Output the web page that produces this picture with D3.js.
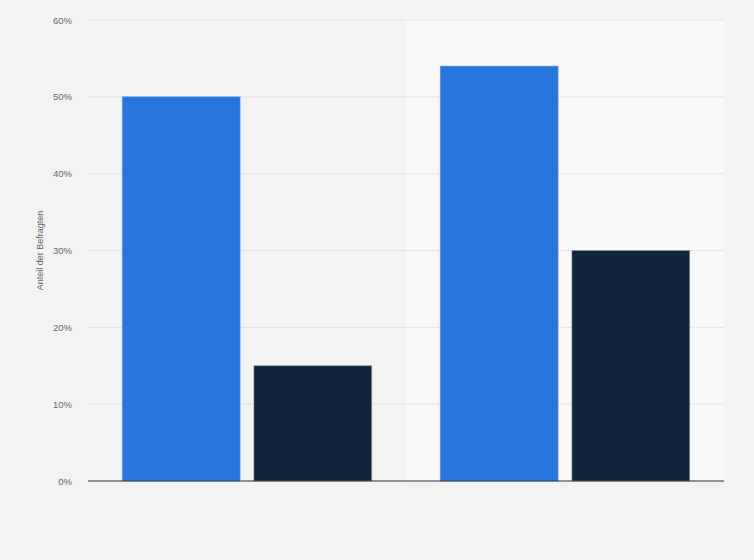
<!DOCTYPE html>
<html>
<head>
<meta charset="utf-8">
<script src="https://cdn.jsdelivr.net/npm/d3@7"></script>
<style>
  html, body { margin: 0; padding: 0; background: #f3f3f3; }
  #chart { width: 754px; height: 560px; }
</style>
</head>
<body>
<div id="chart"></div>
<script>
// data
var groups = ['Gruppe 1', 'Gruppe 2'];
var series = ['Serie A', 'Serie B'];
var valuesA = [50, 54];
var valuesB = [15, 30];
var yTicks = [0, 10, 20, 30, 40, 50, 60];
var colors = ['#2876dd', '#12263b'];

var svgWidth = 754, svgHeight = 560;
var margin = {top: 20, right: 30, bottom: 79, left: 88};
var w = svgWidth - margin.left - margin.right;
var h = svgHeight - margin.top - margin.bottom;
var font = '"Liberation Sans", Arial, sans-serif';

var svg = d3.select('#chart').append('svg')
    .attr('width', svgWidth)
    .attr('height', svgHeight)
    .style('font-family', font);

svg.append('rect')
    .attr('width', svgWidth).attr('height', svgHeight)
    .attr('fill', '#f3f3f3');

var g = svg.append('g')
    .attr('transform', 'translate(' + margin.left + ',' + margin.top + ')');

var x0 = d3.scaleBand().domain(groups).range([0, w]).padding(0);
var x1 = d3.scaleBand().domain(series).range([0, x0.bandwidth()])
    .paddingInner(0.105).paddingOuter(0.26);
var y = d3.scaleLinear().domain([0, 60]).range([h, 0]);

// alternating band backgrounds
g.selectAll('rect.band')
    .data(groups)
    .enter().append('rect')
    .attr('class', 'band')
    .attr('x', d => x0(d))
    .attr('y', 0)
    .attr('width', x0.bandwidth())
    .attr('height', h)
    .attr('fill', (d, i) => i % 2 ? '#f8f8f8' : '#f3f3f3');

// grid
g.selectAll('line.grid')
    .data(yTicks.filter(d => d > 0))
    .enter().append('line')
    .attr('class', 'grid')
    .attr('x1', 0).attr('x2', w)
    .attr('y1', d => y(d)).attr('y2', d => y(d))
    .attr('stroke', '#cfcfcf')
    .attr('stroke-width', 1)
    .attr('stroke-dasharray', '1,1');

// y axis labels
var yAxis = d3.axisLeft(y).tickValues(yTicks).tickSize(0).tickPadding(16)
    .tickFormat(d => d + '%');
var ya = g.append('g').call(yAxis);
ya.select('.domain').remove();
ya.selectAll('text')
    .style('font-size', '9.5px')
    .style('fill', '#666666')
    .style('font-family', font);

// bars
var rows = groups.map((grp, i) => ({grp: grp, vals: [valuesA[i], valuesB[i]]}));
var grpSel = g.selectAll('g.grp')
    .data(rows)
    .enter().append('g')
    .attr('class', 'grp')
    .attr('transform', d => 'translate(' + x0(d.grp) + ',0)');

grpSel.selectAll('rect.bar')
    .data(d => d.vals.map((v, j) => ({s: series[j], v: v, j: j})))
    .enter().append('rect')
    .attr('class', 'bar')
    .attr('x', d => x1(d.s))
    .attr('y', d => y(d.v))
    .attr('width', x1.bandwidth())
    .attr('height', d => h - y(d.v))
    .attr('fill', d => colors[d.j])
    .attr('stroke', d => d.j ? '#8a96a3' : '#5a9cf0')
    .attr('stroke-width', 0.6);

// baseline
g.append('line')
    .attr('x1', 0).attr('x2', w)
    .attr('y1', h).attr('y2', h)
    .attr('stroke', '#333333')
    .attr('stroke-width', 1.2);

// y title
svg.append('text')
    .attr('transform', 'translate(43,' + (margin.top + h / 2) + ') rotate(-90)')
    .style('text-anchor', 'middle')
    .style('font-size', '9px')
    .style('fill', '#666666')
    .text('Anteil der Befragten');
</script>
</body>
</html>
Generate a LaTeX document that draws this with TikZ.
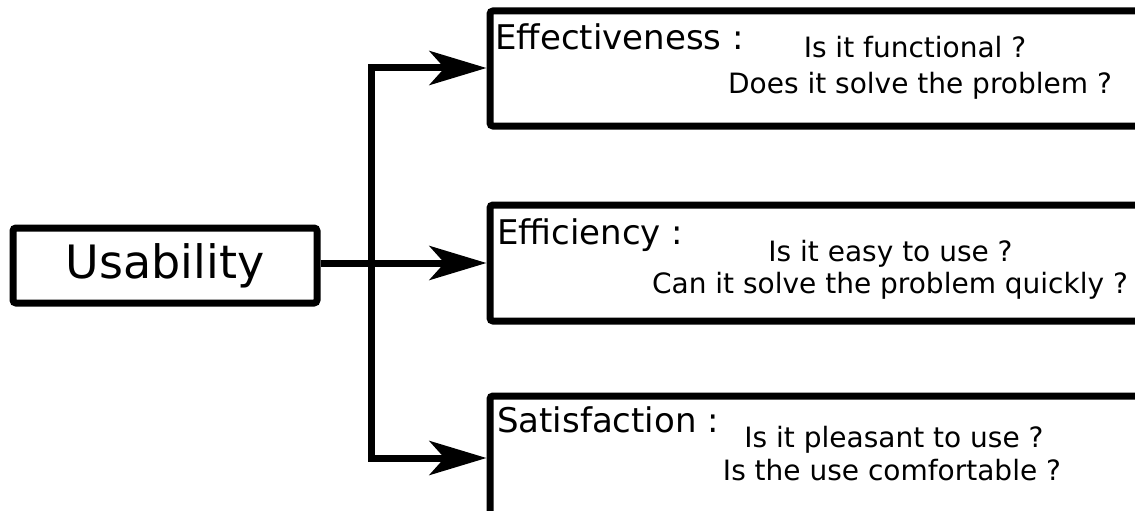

######

Brief: Print the complete listing exactly, apart from any pictures.

Written response:
Output the web page that produces this picture with D3.js.
<!DOCTYPE html>
<html>
<head>
<meta charset="utf-8">
<script src="https://cdn.jsdelivr.net/npm/d3@7"></script>
<style>
  html, body { margin: 0; padding: 0; background: #f3f3f3; }
  #chart { width: 754px; height: 560px; }
</style>
</head>
<body>
<div id="chart"></div>
<script>
// data
var groups = ['Gruppe 1', 'Gruppe 2'];
var series = ['Serie A', 'Serie B'];
var valuesA = [50, 54];
var valuesB = [15, 30];
var yTicks = [0, 10, 20, 30, 40, 50, 60];
var colors = ['#2876dd', '#12263b'];

var svgWidth = 754, svgHeight = 560;
var margin = {top: 20, right: 30, bottom: 79, left: 88};
var w = svgWidth - margin.left - margin.right;
var h = svgHeight - margin.top - margin.bottom;
var font = '"Liberation Sans", Arial, sans-serif';

var svg = d3.select('#chart').append('svg')
    .attr('width', svgWidth)
    .attr('height', svgHeight)
    .style('font-family', font);

svg.append('rect')
    .attr('width', svgWidth).attr('height', svgHeight)
    .attr('fill', '#f3f3f3');

var g = svg.append('g')
    .attr('transform', 'translate(' + margin.left + ',' + margin.top + ')');

var x0 = d3.scaleBand().domain(groups).range([0, w]).padding(0);
var x1 = d3.scaleBand().domain(series).range([0, x0.bandwidth()])
    .paddingInner(0.105).paddingOuter(0.26);
var y = d3.scaleLinear().domain([0, 60]).range([h, 0]);

// alternating band backgrounds
g.selectAll('rect.band')
    .data(groups)
    .enter().append('rect')
    .attr('class', 'band')
    .attr('x', d => x0(d))
    .attr('y', 0)
    .attr('width', x0.bandwidth())
    .attr('height', h)
    .attr('fill', (d, i) => i % 2 ? '#f8f8f8' : '#f3f3f3');

// grid
g.selectAll('line.grid')
    .data(yTicks.filter(d => d > 0))
    .enter().append('line')
    .attr('class', 'grid')
    .attr('x1', 0).attr('x2', w)
    .attr('y1', d => y(d)).attr('y2', d => y(d))
    .attr('stroke', '#cfcfcf')
    .attr('stroke-width', 1)
    .attr('stroke-dasharray', '1,1');

// y axis labels
var yAxis = d3.axisLeft(y).tickValues(yTicks).tickSize(0).tickPadding(16)
    .tickFormat(d => d + '%');
var ya = g.append('g').call(yAxis);
ya.select('.domain').remove();
ya.selectAll('text')
    .style('font-size', '9.5px')
    .style('fill', '#666666')
    .style('font-family', font);

// bars
var rows = groups.map((grp, i) => ({grp: grp, vals: [valuesA[i], valuesB[i]]}));
var grpSel = g.selectAll('g.grp')
    .data(rows)
    .enter().append('g')
    .attr('class', 'grp')
    .attr('transform', d => 'translate(' + x0(d.grp) + ',0)');

grpSel.selectAll('rect.bar')
    .data(d => d.vals.map((v, j) => ({s: series[j], v: v, j: j})))
    .enter().append('rect')
    .attr('class', 'bar')
    .attr('x', d => x1(d.s))
    .attr('y', d => y(d.v))
    .attr('width', x1.bandwidth())
    .attr('height', d => h - y(d.v))
    .attr('fill', d => colors[d.j])
    .attr('stroke', d => d.j ? '#8a96a3' : '#5a9cf0')
    .attr('stroke-width', 0.6);

// baseline
g.append('line')
    .attr('x1', 0).attr('x2', w)
    .attr('y1', h).attr('y2', h)
    .attr('stroke', '#333333')
    .attr('stroke-width', 1.2);

// y title
svg.append('text')
    .attr('transform', 'translate(43,' + (margin.top + h / 2) + ') rotate(-90)')
    .style('text-anchor', 'middle')
    .style('font-size', '9px')
    .style('fill', '#666666')
    .text('Anteil der Befragten');
</script>
</body>
</html>
Generate a LaTeX document that draws this with TikZ.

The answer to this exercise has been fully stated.